Unified diffusion models, as operationalized in the referenced literature, consistently achieve or surpass state-of-the-art benchmarks across domains (e.g., GenEval, MSCOCO, VQA2, object grounding, PDE solution error), demonstrate strong cross-modal generation capabilities, and validate the theoretical benefits of structural unification:

Performance Lead: TBAC-UniImage (Xu et al., 11 Aug 2025) reports leading GenEval (0.87), DPG-Bench (80.97) scores with minimal parameter update; Muddit (Shi et al., 29 May 2025) matches or exceeds much larger AR models in accuracy and sample diversity at a fraction of the inference cost.
Controllability and Editability: Modality-aware schedules and classifier-free guidance (UniDisc (Swerdlow et al., 26 Mar 2025)) yield enhanced sample diversity and enable arbitrary region inpainting or cross-modal interpolation.
Generalization and Robustness: UWM (Zhu et al., 3 Apr 2025) enables seamless integration of labeled/unlabeled video, with diffusion-timestep gating yielding improved robustness under out-of-distribution scenarios.
Modeling Expressivity: Unified architectures interpolate between fully parallel and strictly sequential (autoregressive) generative regimes (Gerdes et al., 3 Oct 2024), cover multi-scale and multi-task workflows, and allow for seamless extension to novel generative tasks.

7. Broader Implications and Future Directions

The ongoing evolution of unified diffusion architectures portends further integration of learning paradigms (diffusion, autoregressive, masked autoencoders), generative and discriminative tasks, and multi-modal data flows.
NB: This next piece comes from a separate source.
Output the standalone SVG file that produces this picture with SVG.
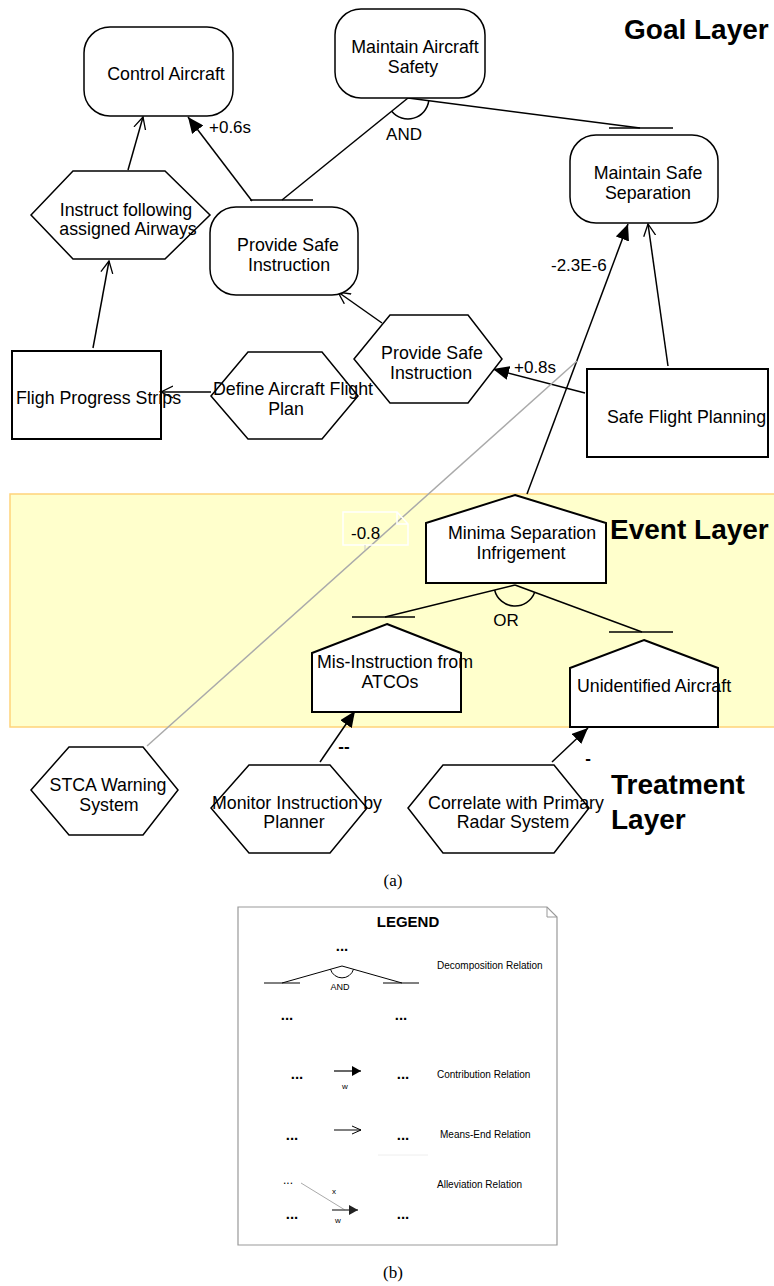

Emerging directions, substantiated by ablation and comparative analysis in the literature, include:

Expanding the design space via flexible basis, prior, and per-component schedule selection (Gerdes et al., 3 Oct 2024)
Seamless switch between conditional, unconditional, and joint generative tasks within a single model (Li et al., 23 Sep 2025, Hu et al., 2022)
Systematic scaling via parameter-efficient branching, partial attention coupling, and adaptive parameter routing (Li et al., 23 Sep 2025)
Unified theoretical foundation applicable to both continuous and discrete data, and categorical or structured generation targets (Zhao et al., 6 Feb 2024, Hua et al., 2023)

Unified diffusion architectures represent a major consolidation in the field, with rigorous empirical and theoretical support across applications, suggesting persistent influence on future multimodal, multitask, and resource-adaptive AI system designs.